Nation-State Game Theory & Bitcoin Adoption
Lesson by Uvin Vindula
Perhaps the most fascinating application of game theory to Bitcoin is at the level of nation-states. As Bitcoin grows in economic significance, countries face a strategic dilemma: adopt early and gain an advantage, or resist and risk being left behind. This dynamic — analyzed through game theory — suggests that Bitcoin adoption by nation-states may be inevitable, regardless of individual governments' preferences.
The Nation-State Prisoner's Dilemma
Consider two countries deciding whether to adopt Bitcoin as a reserve asset:
| Country B Adopts | Country B Resists | |
|---|---|---|
| Country A Adopts | Both benefit from early adoption | A gains massive advantage |
| Country A Resists | B gains massive advantage | Both miss opportunity equally |
The key insight: regardless of what other countries do, adopting Bitcoin is weakly dominant. If others adopt, you need to adopt to keep up. If others resist, you gain a first-mover advantage by adopting. This is why game theorists predict that once one major nation adopts, others will follow in a cascade.
El Salvador: The First Mover
In September 2021, El Salvador became the first country to adopt Bitcoin as legal tender. While the policy remains controversial, the game-theoretic implications are profound:
- El Salvador purchased Bitcoin at relatively low prices, building a national reserve.
- The country attracted Bitcoin-focused investment and tourism.
- Other countries were forced to study and respond to El Salvador's move — putting Bitcoin on every nation's policy agenda.
Whether El Salvador's specific implementation succeeds or fails, the signaling effect has already changed the game. Countries can no longer ignore Bitcoin — they must actively decide whether to adopt, regulate, or resist.
The Strategic Bitcoin Reserve Concept
Several nations are now exploring or have adopted strategic Bitcoin reserves. The United States under various administrations has signaled interest in holding seized Bitcoin as a strategic asset. Bhutan has been mining Bitcoin using hydroelectric power. The game theory is clear: if Bitcoin appreciates significantly and your country holds none, you face a strategic disadvantage.

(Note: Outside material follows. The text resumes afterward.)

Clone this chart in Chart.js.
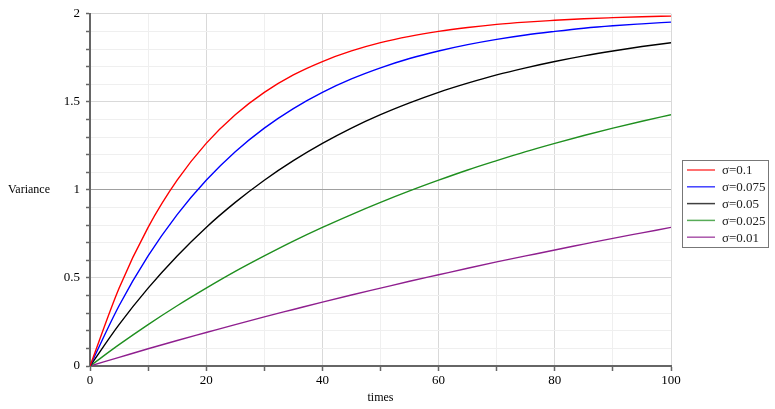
<!DOCTYPE html>
<html>
<head>
<meta charset="utf-8">
<script src="https://cdn.jsdelivr.net/npm/chart.js@4/dist/chart.umd.min.js"></script>
<style>
html,body{margin:0;padding:0;background:#fff;}
#wrap{width:775px;height:409px;position:relative;}
</style>
</head>
<body>
<div id="wrap"><canvas id="c" width="775" height="409"></canvas></div>
<script>
const times = [0,5,10,15,20,25,30,35,40,45,50,55,60,65,70,75,80,85,90,95,100];
const seriesLabels = ['σ=0.1','σ=0.075','σ=0.05','σ=0.025','σ=0.01'];
const seriesColors = ['#ff0000','#0000ff','#000000','#1f8f1f','#8f1f8f'];
const sigma0100 = [0,0.442,0.787,1.055,1.264,1.427,1.554,1.653,1.729,1.789,1.836,1.872,1.900,1.922,1.940,1.953,1.963,1.972,1.978,1.983,1.987];
const sigma0075 = [0,0.342,0.625,0.860,1.055,1.217,1.351,1.462,1.554,1.630,1.693,1.746,1.789,1.825,1.855,1.880,1.900,1.918,1.932,1.943,1.953];
const sigma0050 = [0,0.235,0.442,0.625,0.787,0.929,1.055,1.166,1.264,1.351,1.427,1.494,1.554,1.606,1.653,1.693,1.729,1.761,1.789,1.814,1.836];
const sigma0025 = [0,0.121,0.235,0.342,0.442,0.537,0.625,0.709,0.787,0.860,0.929,0.994,1.055,1.113,1.166,1.217,1.264,1.309,1.351,1.390,1.427];
const sigma0010 = [0,0.049,0.098,0.145,0.190,0.235,0.279,0.321,0.363,0.403,0.442,0.481,0.518,0.555,0.591,0.625,0.659,0.692,0.725,0.756,0.787];
const allSeries = [sigma0100, sigma0075, sigma0050, sigma0025, sigma0010];
const xTickLabels = [0,20,40,60,80,100];
const yTickLabels = [0,0.5,1,1.5,2];

const FONT = '"Liberation Serif","Times New Roman",serif';

const datasets = allSeries.map((vals, i) => ({
  label: seriesLabels[i],
  data: times.map((t, j) => ({x: t, y: vals[j]})),
  borderColor: seriesColors[i],
  backgroundColor: seriesColors[i],
  borderWidth: 1.4,
  pointRadius: 0,
  cubicInterpolationMode: 'monotone',
  fill: false
}));

const extras = {
  id: 'extras',
  afterDraw(chart) {
    const ctx = chart.ctx;
    const ca = chart.chartArea;
    ctx.save();
    // axis titles
    ctx.fillStyle = '#000';
    ctx.font = '12px ' + FONT;
    ctx.textBaseline = 'middle';
    ctx.textAlign = 'left';
    ctx.fillText('Variance', 8, 190);
    ctx.textAlign = 'center';
    ctx.fillText('times', (ca.left + ca.right) / 2, 398);
    // legend
    const bx = 682, by = 160, bw = 86, bh = 87;
    ctx.fillStyle = '#fff';
    ctx.fillRect(bx, by, bw, bh);
    ctx.strokeStyle = '#777';
    ctx.lineWidth = 1;
    ctx.strokeRect(bx + 0.5, by + 0.5, bw, bh);
    ctx.font = '13px ' + FONT;
    ctx.textAlign = 'left';
    chart.data.datasets.forEach((ds, i) => {
      const y = by + 10 + i * 16.8;
      ctx.strokeStyle = ds.borderColor;
      ctx.globalAlpha = 0.75;
      ctx.lineWidth = 1.5;
      ctx.beginPath();
      ctx.moveTo(bx + 5, y);
      ctx.lineTo(bx + 33, y);
      ctx.stroke();
      ctx.globalAlpha = 1;
      ctx.fillStyle = '#222';
      ctx.fillText(ds.label, bx + 40, y + 1);
    });
    ctx.restore();
  }
};

const isMult = (v, step) => Math.abs(Math.round(v / step) * step - v) < 1e-6;

new Chart(document.getElementById('c'), {
  type: 'line',
  data: { datasets },
  plugins: [extras],
  options: {
    responsive: false,
    animation: false,
    events: [],
    layout: { padding: { left: 0, right: 104, top: 13, bottom: 0 } },
    plugins: { legend: { display: false }, tooltip: { enabled: false } },
    scales: {
      x: {
        type: 'linear', min: 0, max: 100,
        afterFit(s) { s.height = 43; },
        afterBuildTicks(s) { s.ticks = []; for (let v = 0; v <= 100; v += 10) s.ticks.push({value: v}); },
        ticks: {
          autoSkip: false, maxRotation: 0, padding: 2,
          color: '#000', font: { family: FONT, size: 13 },
          callback: (v) => xTickLabels.includes(v) ? String(v) : ''
        },
        grid: {
          drawTicks: true, tickLength: 5,
          color: (c) => c.tick && isMult(c.tick.value, 20) ? '#d9d9d9' : '#efefef',
          lineWidth: 1,
          tickColor: '#666', tickWidth: 1.5
        },
        border: { display: true, color: '#666', width: 2 }
      },
      y: {
        type: 'linear', min: 0, max: 2,
        afterFit(s) { s.width = 90; },
        afterBuildTicks(s) { s.ticks = []; for (let k = 0; k <= 20; k++) s.ticks.push({value: k / 10}); },
        ticks: {
          autoSkip: false, padding: 6,
          color: '#000', font: { family: FONT, size: 13 },
          callback: (v) => yTickLabels.some(t => Math.abs(t - v) < 1e-6) ? String(Math.round(v * 10) / 10) : ''
        },
        grid: {
          drawTicks: true, tickLength: 4,
          color: (c) => {
            if (!c.tick) return '#efefef';
            const v = c.tick.value;
            if (Math.abs(v - 1) < 1e-6) return '#a0a0a0';
            return isMult(v, 0.5) ? '#d9d9d9' : '#efefef';
          },
          lineWidth: 1,
          tickColor: '#666', tickWidth: 1.5
        },
        border: { display: true, color: '#666', width: 2 }
      }
    }
  }
});
</script>
</body>
</html>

This is analogous to the gold reserve dynamics of the 20th century. Countries that accumulated gold reserves early gained economic influence. Those that did not were at a disadvantage in the Bretton Woods system. Bitcoin maximalists argue that a similar dynamic is now playing out with Bitcoin.
The Central Bank Dilemma
Central banks face their own game-theoretic challenge. Bitcoin threatens their monopoly on money creation — but ignoring it carries risks:
- If they ban it: Capital flight to crypto-friendly jurisdictions. Innovation and talent leave. Black markets form.

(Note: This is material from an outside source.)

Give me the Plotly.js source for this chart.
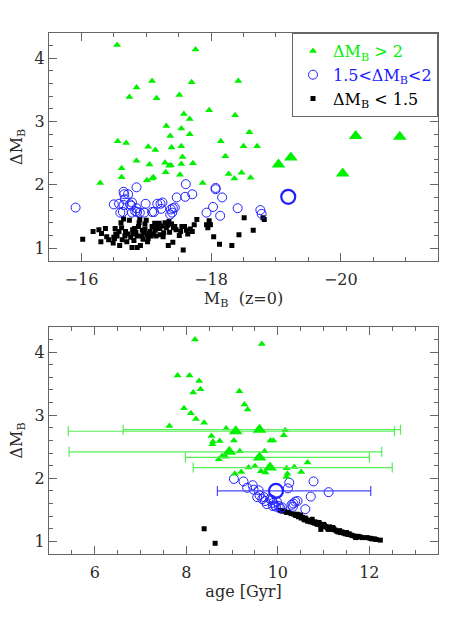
<!DOCTYPE html>
<html>
<head>
<meta charset="utf-8">
<script src="https://cdn.plot.ly/plotly-3.0.1.min.js"></script>
<style>
  body { margin: 0; background: #fff; }
  #chart { width: 463px; height: 617px; }
</style>
</head>
<body>
<div id="chart"></div>
<script>
// ---- top panel: Delta M_B vs M_B(z=0) ----
const topGreenMag = [
  -16.55, -17.76, -17.09, -17.70, -18.42, -16.85, -16.74, -17.16, -17.51, -17.97,
  -17.58, -17.67, -18.37, -17.31, -17.54, -17.37, -17.67, -18.59, -16.56, -16.69,
  -17.03, -17.14, -17.39, -17.54, -18.15, -18.50, -18.71, -16.85, -17.05, -17.29,
  -17.35, -17.38, -17.54, -17.72, -17.56, -18.22, -16.62, -16.62, -17.09, -17.11,
  -17.01, -17.30, -17.52, -18.27, -18.47, -18.36, -18.61, -16.29, -17.87
];
const topGreenDM = [
  4.21, 4.14, 3.64, 3.62, 3.64, 3.54, 3.39, 3.37, 3.42, 3.18,
  3.12, 3.04, 3.10, 2.93, 2.89, 2.77, 2.80, 2.83, 2.69, 2.66,
  2.60, 2.55, 2.59, 2.61, 2.69, 2.61, 2.61, 2.38, 2.32, 2.35,
  2.30, 2.31, 2.33, 2.34, 2.44, 2.45, 2.26, 2.12, 2.10, 2.12,
  2.07, 2.20, 2.16, 2.17, 2.19, 2.10, 2.11, 2.03, 2.03
];

const topBlueMag = [
  -15.91, -16.65, -16.66, -16.72, -16.85, -16.67, -16.50, -16.58, -16.65, -16.75,
  -16.78, -16.85, -16.60, -16.64, -16.78, -16.86, -16.90, -16.99, -17.09, -17.12,
  -17.17, -17.22, -17.25, -17.23, -17.38, -17.40, -17.41, -17.44, -17.47, -17.61,
  -17.60, -17.71, -17.93, -18.03, -18.07, -18.07, -18.17, -18.14, -18.41, -18.76,
  -18.78, -16.77, -16.97, -17.37, -16.83
];
const topBlueDM = [
  1.64, 1.89, 1.85, 1.85, 1.96, 1.77, 1.69, 1.70, 1.68, 1.69,
  1.72, 1.63, 1.56, 1.57, 1.56, 1.57, 1.56, 1.70, 1.57, 1.57,
  1.70, 1.70, 1.72, 1.62, 1.61, 1.56, 1.63, 1.64, 1.80, 2.01,
  1.81, 1.85, 1.56, 1.65, 1.95, 1.93, 1.80, 1.51, 1.63, 1.60,
  1.54, 1.67, 1.56, 1.53, 1.58
];

const topBlackMag = [
  -16.02, -16.18, -16.27, -16.30, -16.31, -16.37, -16.39, -16.42, -16.49, -16.50,
  -16.52, -16.53, -16.51, -16.55, -16.58, -16.59, -16.61, -16.62, -16.63, -16.65,
  -16.67, -16.68, -16.70, -16.72, -16.74, -16.76, -16.78, -16.79, -16.80, -16.81,
  -16.82, -16.84, -16.86, -16.86, -16.88, -16.89, -16.90, -16.91, -16.93, -16.94,
  -16.95, -16.96, -16.98, -16.98, -17.00, -17.01, -17.02, -17.03, -17.04, -17.06,
  -17.07, -17.09, -17.11, -17.13, -17.14, -17.15, -17.16, -17.18, -17.20, -17.21,
  -17.22, -17.24, -17.26, -17.27, -17.29, -17.31, -17.33, -17.34, -17.35, -17.36,
  -17.39, -17.41, -17.42, -17.44, -17.46, -17.51, -17.53, -17.55, -17.57, -17.59,
  -17.62, -17.64, -17.68, -17.71, -17.74, -17.78, -17.93, -17.95, -17.97, -17.99,
  -18.04, -18.13, -18.32, -18.43, -18.51, -18.65, -18.80, -18.82
];
const topBlackDM = [
  1.14, 1.26, 1.29, 1.10, 1.23, 1.31, 1.18, 1.13, 1.08, 1.17,
  1.31, 1.22, 1.15, 1.19, 1.26, 1.04, 1.40, 1.32, 1.13, 1.46,
  1.19, 1.26, 1.10, 1.22, 1.44, 1.17, 1.01, 1.29, 1.22, 1.12,
  1.31, 1.25, 1.01, 1.19, 1.34, 1.40, 1.45, 1.04, 1.19, 1.28,
  1.14, 1.24, 1.30, 1.38, 1.44, 1.21, 1.10, 1.15, 1.23, 1.26,
  1.19, 1.34, 1.22, 1.39, 1.28, 1.19, 1.32, 1.36, 1.39, 1.31,
  1.21, 1.35, 1.18, 1.24, 1.40, 1.32, 1.36, 1.04, 1.42, 1.25,
  1.38, 1.09, 1.32, 1.34, 1.29, 1.20, 1.26, 1.34, 0.97, 1.34,
  1.28, 1.22, 1.30, 1.26, 1.37, 1.45, 1.37, 1.32, 1.43, 1.37,
  1.18, 1.06, 1.04, 1.21, 1.48, 1.28, 1.48, 1.45
];

// the highlighted objects (big symbols)
const bigTriMag = [-20.23, -20.91, -19.04, -19.23, -20.03];
const bigTriDM = [2.77, 2.76, 2.32, 2.43, 2.18];
const bigCircMag = [-19.19];
const bigCircDM = [1.81];

// ---- bottom panel: Delta M_B vs age ----
const botGreenAge = [
  8.19, 7.81, 8.07, 8.28, 8.15, 8.31, 9.16, 9.27, 9.34, 7.95,
  8.10, 8.21, 8.39, 7.63, 8.87, 8.55, 8.58, 8.57, 8.73, 9.04,
  9.17, 8.78, 8.71, 8.86, 9.36, 9.50, 9.06, 9.20, 9.65, 10.16,
  10.13, 9.84, 9.90, 9.71, 9.63, 9.73, 10.19, 10.36, 10.65, 10.51,
  10.21, 10.19
];
const botGreenDM = [
  4.20, 3.63, 3.63, 3.54, 3.36, 3.41, 3.38, 3.17, 3.09, 3.11,
  3.03, 2.94, 2.88, 2.83, 2.79, 2.67, 2.58, 2.54, 2.59, 2.60,
  2.43, 2.35, 2.30, 2.34, 2.17, 2.19, 2.07, 2.10, 4.13, 2.76,
  2.68, 2.60, 2.60, 2.43, 2.11, 2.09, 2.16, 2.18, 2.25, 2.10,
  2.07, 2.02
];

const botBlueAge = [
  9.25, 9.33, 9.45, 9.47, 9.58, 9.60, 9.55, 9.66, 9.70, 9.72,
  9.76, 9.83, 9.87, 9.90, 9.93, 9.98, 9.96, 9.89, 10.02, 10.09,
  10.06, 10.22, 10.25, 10.72, 10.78, 11.11, 10.34, 10.38, 10.43, 10.30,
  10.33, 10.60, 9.04
];
const botBlueDM = [
  1.95, 1.85, 1.89, 1.82, 1.81, 1.73, 1.70, 1.67, 1.70, 1.64,
  1.59, 1.67, 1.66, 1.61, 1.57, 1.63, 1.55, 1.56, 1.56, 1.54,
  1.52, 1.84, 1.93, 1.71, 1.95, 1.78, 1.60, 1.63, 1.64, 1.58,
  1.55, 1.51, 1.99
];

const botBlackAge = [
  8.39, 8.63, 10.05, 10.11, 10.15, 10.19, 10.23, 10.29, 10.35, 10.39,
  10.42, 10.45, 10.48, 10.51, 10.54, 10.57, 10.59, 10.62, 10.65, 10.68,
  10.71, 10.74, 10.77, 10.80, 10.81, 10.84, 10.87, 10.90, 10.93, 10.94,
  10.96, 10.99, 11.02, 11.05, 11.08, 11.10, 11.13, 11.16, 11.19, 11.22,
  11.25, 11.29, 11.32, 11.37, 11.40, 11.44, 11.48, 11.53, 11.56, 11.60,
  11.64, 11.69, 11.73, 11.76, 11.80, 11.85, 11.95, 12.01, 12.05, 12.11,
  12.15, 12.24, 10.60, 10.75, 10.50, 10.90, 11.00, 11.10, 11.20, 11.35,
  11.50, 11.70
];
const botBlackDM = [
  1.20, 0.97, 1.49, 1.48, 1.48, 1.46, 1.46, 1.44, 1.43, 1.41,
  1.43, 1.39, 1.40, 1.37, 1.38, 1.35, 1.34, 1.35, 1.32, 1.33,
  1.31, 1.32, 1.30, 1.29, 1.31, 1.28, 1.27, 1.28, 1.26, 1.19,
  1.25, 1.24, 1.25, 1.23, 1.22, 1.21, 1.23, 1.20, 1.19, 1.20,
  1.18, 1.16, 1.15, 1.14, 1.15, 1.13, 1.12, 1.11, 1.12, 1.10,
  1.09, 1.08, 1.07, 1.08, 1.07, 1.06, 1.06, 1.05, 1.04, 1.04,
  1.03, 1.02, 1.37, 1.35, 1.42, 1.30, 1.27, 1.19, 1.22, 1.17,
  1.14, 1.06
];

// big symbols with age ranges (low / high end of the bar)
const bigTriAge = [9.08, 9.60, 8.94, 9.60, 9.83];
const bigTriAgeDM = [2.745, 2.77, 2.42, 2.33, 2.17];
const bigTriAgeLo = [5.42, 6.62, 5.44, 7.98, 8.15];
const bigTriAgeHi = [12.55, 12.68, 12.27, 12.00, 12.50];
const bigCircAge = [9.96];
const bigCircAgeDM = [1.80];
const bigCircAgeLo = [8.68];
const bigCircAgeHi = [12.03];

const GREEN = '#00f000';
const BLUE = '#2020ff';
const FONT = 'DejaVu Serif, serif';
const TXT = '#2a2a2a';

function scatter(x, y, symbol, color, size, xa, ya, extra) {
  const isOpen = symbol.indexOf('open') >= 0;
  return Object.assign({
    type: 'scatter', mode: 'markers', x: x, y: y,
    xaxis: xa, yaxis: ya, showlegend: false, hoverinfo: 'skip',
    marker: {
      symbol: symbol, size: size, color: color,
      line: { width: isOpen ? 1 : 0, color: color }
    }
  }, extra || {});
}

function errBars(x, lo, hi, color) {
  return {
    type: 'data', symmetric: false,
    array: hi.map((h, i) => +(h - x[i]).toFixed(3)),
    arrayminus: lo.map((l, i) => +(x[i] - l).toFixed(3)),
    color: color, thickness: 1.2, width: 5
  };
}

const bigCircMarker = { symbol: 'circle-open', size: 14, color: BLUE, line: { width: 2.2, color: BLUE } };

const traces = [
  // top panel
  scatter(topBlackMag, topBlackDM, 'square', '#000', 5, 'x', 'y', {
    showlegend: true, legendrank: 3,
    name: '<span style="color:#000">ΔM<sub>B</sub> &lt; 1.5</span>'
  }),
  scatter(topBlueMag, topBlueDM, 'circle-open', BLUE, 9, 'x', 'y', {
    showlegend: true, legendrank: 2,
    name: '<span style="color:' + BLUE + '">1.5&lt;ΔM<sub>B</sub>&lt;2</span>'
  }),
  scatter(topGreenMag, topGreenDM, 'triangle-up', GREEN, 7, 'x', 'y', {
    showlegend: true, legendrank: 1,
    name: '<span style="color:' + GREEN + '">ΔM<sub>B</sub> &gt; 2</span>'
  }),
  scatter(bigTriMag, bigTriDM, 'triangle-up', GREEN, 12, 'x', 'y'),
  scatter(bigCircMag, bigCircDM, 'circle-open', BLUE, 14, 'x', 'y', { marker: bigCircMarker }),

  // bottom panel
  scatter(botBlackAge, botBlackDM, 'square', '#000', 5, 'x2', 'y2'),
  scatter(botBlueAge, botBlueDM, 'circle-open', BLUE, 9, 'x2', 'y2'),
  scatter(botGreenAge, botGreenDM, 'triangle-up', GREEN, 7, 'x2', 'y2'),
  scatter(bigTriAge, bigTriAgeDM, 'triangle-up', GREEN, 12, 'x2', 'y2', {
    error_x: errBars(bigTriAge, bigTriAgeLo, bigTriAgeHi, '#55ee55')
  }),
  scatter(bigCircAge, bigCircAgeDM, 'circle-open', BLUE, 14, 'x2', 'y2', {
    marker: bigCircMarker,
    error_x: errBars(bigCircAge, bigCircAgeLo, bigCircAgeHi, '#4848ff')
  })
];

function frameAxis(extra) {
  return Object.assign({
    showline: true, mirror: 'allticks', linecolor: '#666', linewidth: 1,
    ticks: 'inside', ticklen: 8, tickcolor: '#666', tickwidth: 1,
    showgrid: false, zeroline: false, autorange: false,
    tickfont: { family: FONT, size: 16, color: TXT }
  }, extra);
}

const titleFont = { family: FONT, size: 16, color: TXT };

const layout = {
  width: 463, height: 617,
  margin: { l: 49, r: 25, t: 33, b: 63 },
  paper_bgcolor: '#fff', plot_bgcolor: '#fff',
  font: { family: FONT, color: TXT },
  xaxis: frameAxis({
    anchor: 'y', range: [-15.5, -21.5], dtick: 2, tick0: 0, ticklabelstandoff: 4,
    minor: { dtick: 0.5, ticks: 'inside', ticklen: 4, tickcolor: '#666' },
    title: { text: 'M<sub>B</sub>  (z=0)', standoff: 4, font: titleFont }
  }),
  yaxis: frameAxis({
    anchor: 'x', domain: [0.563, 1], range: [0.8, 4.4], dtick: 1, tick0: 0,
    minor: { dtick: 0.2, ticks: 'inside', ticklen: 4, tickcolor: '#666' },
    title: { text: 'ΔM<sub>B</sub>', standoff: 8, font: titleFont }
  }),
  xaxis2: frameAxis({
    anchor: 'y2', range: [5, 13.5], dtick: 2, tick0: 0, ticklabelstandoff: 4,
    minor: { dtick: 0.5, ticks: 'inside', ticklen: 4, tickcolor: '#666' },
    title: { text: 'age [Gyr]', standoff: 4, font: titleFont }
  }),
  yaxis2: frameAxis({
    anchor: 'x2', domain: [0, 0.436], range: [0.8, 4.4], dtick: 1, tick0: 0,
    minor: { dtick: 0.2, ticks: 'inside', ticklen: 4, tickcolor: '#666' },
    title: { text: 'ΔM<sub>B</sub>', standoff: 8, font: titleFont }
  }),
  showlegend: true,
  legend: {
    x: 1, xanchor: 'right', y: 1, yanchor: 'top',
    bgcolor: '#fff', bordercolor: '#666', borderwidth: 1,
    font: { family: FONT, size: 16 },
    itemwidth: 30, tracegroupgap: 0
  }
};

Plotly.newPlot('chart', traces, layout, { staticPlot: true });
</script>
</body>
</html>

- If they embrace it: They lose some control over monetary policy but gain credibility and attract investment.
- If they create CBDCs as a response: They attempt to capture crypto's benefits while maintaining control, but CBDCs lack Bitcoin's decentralization and scarcity properties.
Implications for Sri Lanka
Sri Lanka sits at a particularly interesting point in this game. After the 2022 economic crisis — caused in large part by monetary mismanagement and unsustainable debt — Sri Lankans have experienced firsthand the failure of centralized monetary policy. The rupee lost significant value, foreign reserves were depleted, and citizens were locked out of the global financial system.

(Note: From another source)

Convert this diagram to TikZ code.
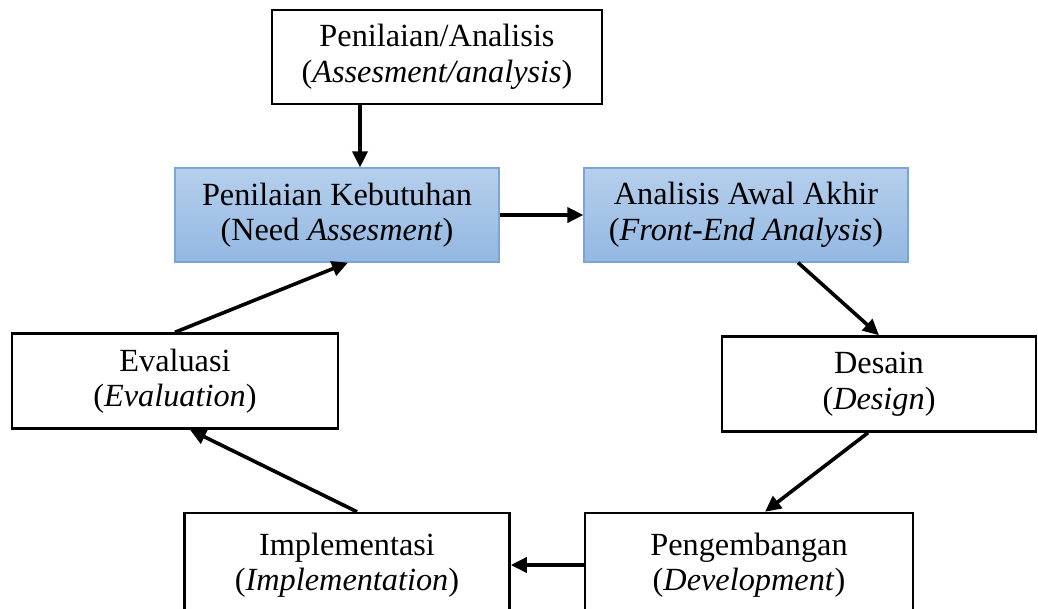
\documentclass[tikz,border=0pt]{standalone}
\usepackage{fontspec}
\setmainfont{Liberation Serif}
\usetikzlibrary{arrows.meta,calc}
\definecolor{boxtop}{HTML}{B6CFEC}
\definecolor{boxbot}{HTML}{93B8E2}
\definecolor{boxline}{HTML}{7BA4D9}
\tikzset{
  stage/.style={draw=black, line width=2.5pt, fill=white, align=center,
    inner sep=0pt, font=\fontsize{32.3}{35.5}\selectfont,
    execute at begin node={\rule{0pt}{36pt}}},
  keystage/.style={stage, draw=boxline, line width=1.2pt,
    top color=boxtop, bottom color=boxbot},
  flow/.style={line width=3.6pt, -{Triangle[length=16pt,width=15pt]}},
}
\begin{document}
\begin{tikzpicture}[x=1pt,y=-1pt]
\useasboundingbox (0,0) rectangle (1038,608);
% stages of the cycle
\node[stage, minimum width=330pt, minimum height=94pt] (top) at (437,57)
  {Penilaian/Analisis\\(\textit{Assesment/analysis})};
\node[keystage, minimum width=324pt, minimum height=94pt] (need) at (337,215)
  {Penilaian Kebutuhan\\(Need \textit{Assesment})};
\node[keystage, minimum width=324pt, minimum height=94pt] (fea) at (746,215)
  {Analisis Awal Akhir\\(\textit{Front-End Analysis})};
\node[stage, minimum width=326pt, minimum height=95pt] (eval) at (175,381)
  {Evaluasi\\(\textit{Evaluation})};
\node[stage, minimum width=314pt, minimum height=95pt] (des) at (879,384)
  {Desain\\(\textit{Design})};
\node[stage, minimum width=325pt, minimum height=104pt] (impl) at (347,565)
  {Implementasi\\(\textit{Implementation})};
\node[stage, minimum width=328pt, minimum height=104pt] (dev) at (749,565)
  {Pengembangan\\(\textit{Development})};
% connectors
\coordinate (ax) at (360,0);
\draw[flow] (top.south -| ax) -- (need.north -| ax);
\draw[flow] (need.east) -- (fea.west);
\draw[flow] ([xshift=52pt]fea.south) -- (des.north);
\draw[flow] ([xshift=-11pt]des.south) -- ([xshift=16pt]dev.north);
\draw[flow] (dev.west) -- (impl.east);
\draw[flow] ([xshift=10pt]impl.north) -- ([xshift=15pt]eval.south);
\draw[flow] (eval.north) -- ([xshift=11pt]need.south);
\end{tikzpicture}
\end{document}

Game theory suggests that Sri Lanka has more to gain from Bitcoin adoption than most countries:
- Remittances: Sri Lanka receives billions in remittances annually. Bitcoin and Lightning Network could dramatically reduce remittance costs, keeping more money in the hands of Sri Lankan families.
- Reserve diversification: A small Bitcoin allocation in national reserves could serve as a hedge against future currency crises.
- Talent attraction: Pro-Bitcoin regulation could attract crypto entrepreneurs and investment to the country.
- First-mover advantage in South Asia: If Sri Lanka embraces Bitcoin before India, Bangladesh, and Pakistan, it could become the region's crypto hub — similar to how Singapore became Southeast Asia's financial center by embracing innovation early.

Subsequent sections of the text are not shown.